## START
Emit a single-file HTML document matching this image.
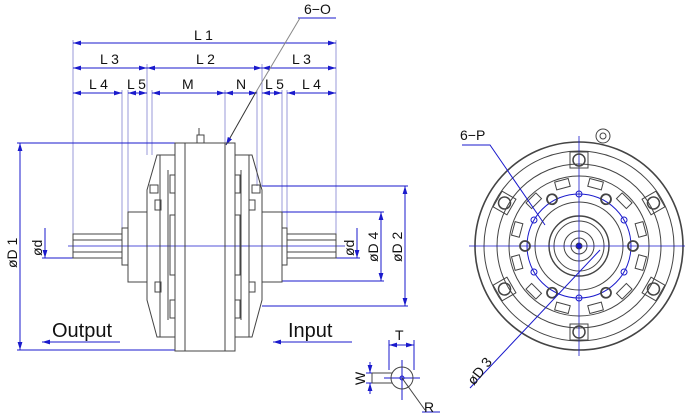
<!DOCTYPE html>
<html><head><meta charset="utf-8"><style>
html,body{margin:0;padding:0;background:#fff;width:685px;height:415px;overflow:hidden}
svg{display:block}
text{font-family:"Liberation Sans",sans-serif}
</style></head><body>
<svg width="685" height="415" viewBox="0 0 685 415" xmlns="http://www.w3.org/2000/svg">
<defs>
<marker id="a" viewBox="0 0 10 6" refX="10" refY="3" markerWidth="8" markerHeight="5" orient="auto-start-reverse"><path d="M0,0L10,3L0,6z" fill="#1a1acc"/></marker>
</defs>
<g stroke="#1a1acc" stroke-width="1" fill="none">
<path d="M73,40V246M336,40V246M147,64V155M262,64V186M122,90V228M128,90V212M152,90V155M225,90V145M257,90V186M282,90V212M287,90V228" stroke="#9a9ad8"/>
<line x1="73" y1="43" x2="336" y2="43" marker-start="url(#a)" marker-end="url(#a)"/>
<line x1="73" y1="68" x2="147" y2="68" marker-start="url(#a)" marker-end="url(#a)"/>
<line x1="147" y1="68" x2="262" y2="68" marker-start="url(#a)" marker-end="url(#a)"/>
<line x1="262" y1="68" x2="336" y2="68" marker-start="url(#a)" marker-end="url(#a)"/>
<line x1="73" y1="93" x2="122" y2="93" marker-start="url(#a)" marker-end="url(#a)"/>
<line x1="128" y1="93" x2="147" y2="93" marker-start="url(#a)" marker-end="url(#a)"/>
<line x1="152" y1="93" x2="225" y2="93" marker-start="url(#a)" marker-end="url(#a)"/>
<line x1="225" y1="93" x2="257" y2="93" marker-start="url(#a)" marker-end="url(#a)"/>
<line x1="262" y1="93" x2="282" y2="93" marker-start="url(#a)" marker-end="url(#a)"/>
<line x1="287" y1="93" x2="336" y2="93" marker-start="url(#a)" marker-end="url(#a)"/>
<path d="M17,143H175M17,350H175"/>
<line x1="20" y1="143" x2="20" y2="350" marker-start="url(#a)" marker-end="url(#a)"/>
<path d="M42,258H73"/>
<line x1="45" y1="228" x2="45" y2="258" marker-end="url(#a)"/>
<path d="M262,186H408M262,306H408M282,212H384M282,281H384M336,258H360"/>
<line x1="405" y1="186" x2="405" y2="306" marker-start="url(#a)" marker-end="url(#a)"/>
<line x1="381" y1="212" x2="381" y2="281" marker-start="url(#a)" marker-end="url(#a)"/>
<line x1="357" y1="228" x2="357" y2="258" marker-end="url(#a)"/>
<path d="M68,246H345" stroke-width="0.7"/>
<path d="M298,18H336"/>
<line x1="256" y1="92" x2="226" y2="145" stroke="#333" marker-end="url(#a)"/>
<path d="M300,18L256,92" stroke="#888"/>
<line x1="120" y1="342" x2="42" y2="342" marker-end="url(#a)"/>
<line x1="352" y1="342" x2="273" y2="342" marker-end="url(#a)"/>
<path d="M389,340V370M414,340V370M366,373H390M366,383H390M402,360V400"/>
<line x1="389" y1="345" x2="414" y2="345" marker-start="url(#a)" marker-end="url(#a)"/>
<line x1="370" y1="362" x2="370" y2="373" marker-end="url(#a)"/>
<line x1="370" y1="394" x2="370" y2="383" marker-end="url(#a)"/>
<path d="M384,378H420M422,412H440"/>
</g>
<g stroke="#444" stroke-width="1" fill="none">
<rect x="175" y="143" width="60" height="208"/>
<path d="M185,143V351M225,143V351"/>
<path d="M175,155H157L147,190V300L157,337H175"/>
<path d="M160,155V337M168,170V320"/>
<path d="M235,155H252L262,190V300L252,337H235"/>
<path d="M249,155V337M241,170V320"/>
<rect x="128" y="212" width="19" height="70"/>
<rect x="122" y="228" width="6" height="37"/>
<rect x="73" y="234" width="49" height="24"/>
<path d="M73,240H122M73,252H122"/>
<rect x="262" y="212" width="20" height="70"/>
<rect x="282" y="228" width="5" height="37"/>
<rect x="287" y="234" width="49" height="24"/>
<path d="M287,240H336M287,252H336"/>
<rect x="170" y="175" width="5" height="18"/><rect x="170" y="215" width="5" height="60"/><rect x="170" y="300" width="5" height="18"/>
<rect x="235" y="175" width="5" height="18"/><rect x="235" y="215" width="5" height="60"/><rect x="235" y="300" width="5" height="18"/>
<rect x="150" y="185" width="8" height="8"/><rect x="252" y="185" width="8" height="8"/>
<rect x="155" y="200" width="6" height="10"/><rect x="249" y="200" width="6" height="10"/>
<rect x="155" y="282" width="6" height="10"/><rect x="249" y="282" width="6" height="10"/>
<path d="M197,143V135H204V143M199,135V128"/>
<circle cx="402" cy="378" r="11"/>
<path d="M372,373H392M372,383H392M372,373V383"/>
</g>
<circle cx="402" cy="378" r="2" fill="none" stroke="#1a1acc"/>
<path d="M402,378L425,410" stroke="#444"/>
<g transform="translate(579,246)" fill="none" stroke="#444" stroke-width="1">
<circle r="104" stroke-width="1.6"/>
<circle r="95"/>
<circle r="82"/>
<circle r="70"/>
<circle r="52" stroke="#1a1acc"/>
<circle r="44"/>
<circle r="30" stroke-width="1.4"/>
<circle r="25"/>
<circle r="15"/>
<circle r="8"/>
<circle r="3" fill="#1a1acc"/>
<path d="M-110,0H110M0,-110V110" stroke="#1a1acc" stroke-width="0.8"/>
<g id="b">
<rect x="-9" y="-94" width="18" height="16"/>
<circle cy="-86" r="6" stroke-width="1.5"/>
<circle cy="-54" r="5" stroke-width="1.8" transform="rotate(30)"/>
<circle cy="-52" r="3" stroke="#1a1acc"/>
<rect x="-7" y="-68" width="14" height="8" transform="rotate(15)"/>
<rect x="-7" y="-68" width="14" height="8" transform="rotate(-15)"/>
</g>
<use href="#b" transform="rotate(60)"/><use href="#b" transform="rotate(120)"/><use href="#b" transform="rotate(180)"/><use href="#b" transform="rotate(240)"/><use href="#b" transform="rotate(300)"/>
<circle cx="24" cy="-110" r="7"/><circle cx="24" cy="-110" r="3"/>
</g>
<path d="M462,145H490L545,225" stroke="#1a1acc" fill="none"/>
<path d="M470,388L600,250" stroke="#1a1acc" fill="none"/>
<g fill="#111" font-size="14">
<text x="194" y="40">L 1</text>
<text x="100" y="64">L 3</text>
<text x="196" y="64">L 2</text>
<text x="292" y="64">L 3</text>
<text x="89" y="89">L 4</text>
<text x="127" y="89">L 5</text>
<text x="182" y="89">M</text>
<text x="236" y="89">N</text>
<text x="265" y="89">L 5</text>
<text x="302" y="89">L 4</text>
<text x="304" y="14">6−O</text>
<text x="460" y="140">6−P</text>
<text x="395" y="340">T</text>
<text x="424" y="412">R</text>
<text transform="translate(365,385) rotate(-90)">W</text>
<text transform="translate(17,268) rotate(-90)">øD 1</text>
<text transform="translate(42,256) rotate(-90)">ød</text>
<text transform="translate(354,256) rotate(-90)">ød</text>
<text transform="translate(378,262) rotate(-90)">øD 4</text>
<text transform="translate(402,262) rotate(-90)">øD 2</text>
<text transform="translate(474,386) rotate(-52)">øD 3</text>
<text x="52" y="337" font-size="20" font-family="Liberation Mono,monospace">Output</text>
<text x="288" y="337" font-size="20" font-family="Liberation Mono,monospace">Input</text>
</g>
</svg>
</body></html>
## END
Written instruction:
Using the data above, print every line exactly, omitting pictures.

Correct output:
Emit a single-file HTML document matching this image.
<!DOCTYPE html>
<html><head><meta charset="utf-8"><style>
html,body{margin:0;padding:0;background:#fff;width:685px;height:415px;overflow:hidden}
svg{display:block}
text{font-family:"Liberation Sans",sans-serif}
</style></head><body>
<svg width="685" height="415" viewBox="0 0 685 415" xmlns="http://www.w3.org/2000/svg">
<defs>
<marker id="a" viewBox="0 0 10 6" refX="10" refY="3" markerWidth="8" markerHeight="5" orient="auto-start-reverse"><path d="M0,0L10,3L0,6z" fill="#1a1acc"/></marker>
</defs>
<g stroke="#1a1acc" stroke-width="1" fill="none">
<path d="M73,40V246M336,40V246M147,64V155M262,64V186M122,90V228M128,90V212M152,90V155M225,90V145M257,90V186M282,90V212M287,90V228" stroke="#9a9ad8"/>
<line x1="73" y1="43" x2="336" y2="43" marker-start="url(#a)" marker-end="url(#a)"/>
<line x1="73" y1="68" x2="147" y2="68" marker-start="url(#a)" marker-end="url(#a)"/>
<line x1="147" y1="68" x2="262" y2="68" marker-start="url(#a)" marker-end="url(#a)"/>
<line x1="262" y1="68" x2="336" y2="68" marker-start="url(#a)" marker-end="url(#a)"/>
<line x1="73" y1="93" x2="122" y2="93" marker-start="url(#a)" marker-end="url(#a)"/>
<line x1="128" y1="93" x2="147" y2="93" marker-start="url(#a)" marker-end="url(#a)"/>
<line x1="152" y1="93" x2="225" y2="93" marker-start="url(#a)" marker-end="url(#a)"/>
<line x1="225" y1="93" x2="257" y2="93" marker-start="url(#a)" marker-end="url(#a)"/>
<line x1="262" y1="93" x2="282" y2="93" marker-start="url(#a)" marker-end="url(#a)"/>
<line x1="287" y1="93" x2="336" y2="93" marker-start="url(#a)" marker-end="url(#a)"/>
<path d="M17,143H175M17,350H175"/>
<line x1="20" y1="143" x2="20" y2="350" marker-start="url(#a)" marker-end="url(#a)"/>
<path d="M42,258H73"/>
<line x1="45" y1="228" x2="45" y2="258" marker-end="url(#a)"/>
<path d="M262,186H408M262,306H408M282,212H384M282,281H384M336,258H360"/>
<line x1="405" y1="186" x2="405" y2="306" marker-start="url(#a)" marker-end="url(#a)"/>
<line x1="381" y1="212" x2="381" y2="281" marker-start="url(#a)" marker-end="url(#a)"/>
<line x1="357" y1="228" x2="357" y2="258" marker-end="url(#a)"/>
<path d="M68,246H345" stroke-width="0.7"/>
<path d="M298,18H336"/>
<line x1="256" y1="92" x2="226" y2="145" stroke="#333" marker-end="url(#a)"/>
<path d="M300,18L256,92" stroke="#888"/>
<line x1="120" y1="342" x2="42" y2="342" marker-end="url(#a)"/>
<line x1="352" y1="342" x2="273" y2="342" marker-end="url(#a)"/>
<path d="M389,340V370M414,340V370M366,373H390M366,383H390M402,360V400"/>
<line x1="389" y1="345" x2="414" y2="345" marker-start="url(#a)" marker-end="url(#a)"/>
<line x1="370" y1="362" x2="370" y2="373" marker-end="url(#a)"/>
<line x1="370" y1="394" x2="370" y2="383" marker-end="url(#a)"/>
<path d="M384,378H420M422,412H440"/>
</g>
<g stroke="#444" stroke-width="1" fill="none">
<rect x="175" y="143" width="60" height="208"/>
<path d="M185,143V351M225,143V351"/>
<path d="M175,155H157L147,190V300L157,337H175"/>
<path d="M160,155V337M168,170V320"/>
<path d="M235,155H252L262,190V300L252,337H235"/>
<path d="M249,155V337M241,170V320"/>
<rect x="128" y="212" width="19" height="70"/>
<rect x="122" y="228" width="6" height="37"/>
<rect x="73" y="234" width="49" height="24"/>
<path d="M73,240H122M73,252H122"/>
<rect x="262" y="212" width="20" height="70"/>
<rect x="282" y="228" width="5" height="37"/>
<rect x="287" y="234" width="49" height="24"/>
<path d="M287,240H336M287,252H336"/>
<rect x="170" y="175" width="5" height="18"/><rect x="170" y="215" width="5" height="60"/><rect x="170" y="300" width="5" height="18"/>
<rect x="235" y="175" width="5" height="18"/><rect x="235" y="215" width="5" height="60"/><rect x="235" y="300" width="5" height="18"/>
<rect x="150" y="185" width="8" height="8"/><rect x="252" y="185" width="8" height="8"/>
<rect x="155" y="200" width="6" height="10"/><rect x="249" y="200" width="6" height="10"/>
<rect x="155" y="282" width="6" height="10"/><rect x="249" y="282" width="6" height="10"/>
<path d="M197,143V135H204V143M199,135V128"/>
<circle cx="402" cy="378" r="11"/>
<path d="M372,373H392M372,383H392M372,373V383"/>
</g>
<circle cx="402" cy="378" r="2" fill="none" stroke="#1a1acc"/>
<path d="M402,378L425,410" stroke="#444"/>
<g transform="translate(579,246)" fill="none" stroke="#444" stroke-width="1">
<circle r="104" stroke-width="1.6"/>
<circle r="95"/>
<circle r="82"/>
<circle r="70"/>
<circle r="52" stroke="#1a1acc"/>
<circle r="44"/>
<circle r="30" stroke-width="1.4"/>
<circle r="25"/>
<circle r="15"/>
<circle r="8"/>
<circle r="3" fill="#1a1acc"/>
<path d="M-110,0H110M0,-110V110" stroke="#1a1acc" stroke-width="0.8"/>
<g id="b">
<rect x="-9" y="-94" width="18" height="16"/>
<circle cy="-86" r="6" stroke-width="1.5"/>
<circle cy="-54" r="5" stroke-width="1.8" transform="rotate(30)"/>
<circle cy="-52" r="3" stroke="#1a1acc"/>
<rect x="-7" y="-68" width="14" height="8" transform="rotate(15)"/>
<rect x="-7" y="-68" width="14" height="8" transform="rotate(-15)"/>
</g>
<use href="#b" transform="rotate(60)"/><use href="#b" transform="rotate(120)"/><use href="#b" transform="rotate(180)"/><use href="#b" transform="rotate(240)"/><use href="#b" transform="rotate(300)"/>
<circle cx="24" cy="-110" r="7"/><circle cx="24" cy="-110" r="3"/>
</g>
<path d="M462,145H490L545,225" stroke="#1a1acc" fill="none"/>
<path d="M470,388L600,250" stroke="#1a1acc" fill="none"/>
<g fill="#111" font-size="14">
<text x="194" y="40">L 1</text>
<text x="100" y="64">L 3</text>
<text x="196" y="64">L 2</text>
<text x="292" y="64">L 3</text>
<text x="89" y="89">L 4</text>
<text x="127" y="89">L 5</text>
<text x="182" y="89">M</text>
<text x="236" y="89">N</text>
<text x="265" y="89">L 5</text>
<text x="302" y="89">L 4</text>
<text x="304" y="14">6−O</text>
<text x="460" y="140">6−P</text>
<text x="395" y="340">T</text>
<text x="424" y="412">R</text>
<text transform="translate(365,385) rotate(-90)">W</text>
<text transform="translate(17,268) rotate(-90)">øD 1</text>
<text transform="translate(42,256) rotate(-90)">ød</text>
<text transform="translate(354,256) rotate(-90)">ød</text>
<text transform="translate(378,262) rotate(-90)">øD 4</text>
<text transform="translate(402,262) rotate(-90)">øD 2</text>
<text transform="translate(474,386) rotate(-52)">øD 3</text>
<text x="52" y="337" font-size="20" font-family="Liberation Mono,monospace">Output</text>
<text x="288" y="337" font-size="20" font-family="Liberation Mono,monospace">Input</text>
</g>
</svg>
</body></html>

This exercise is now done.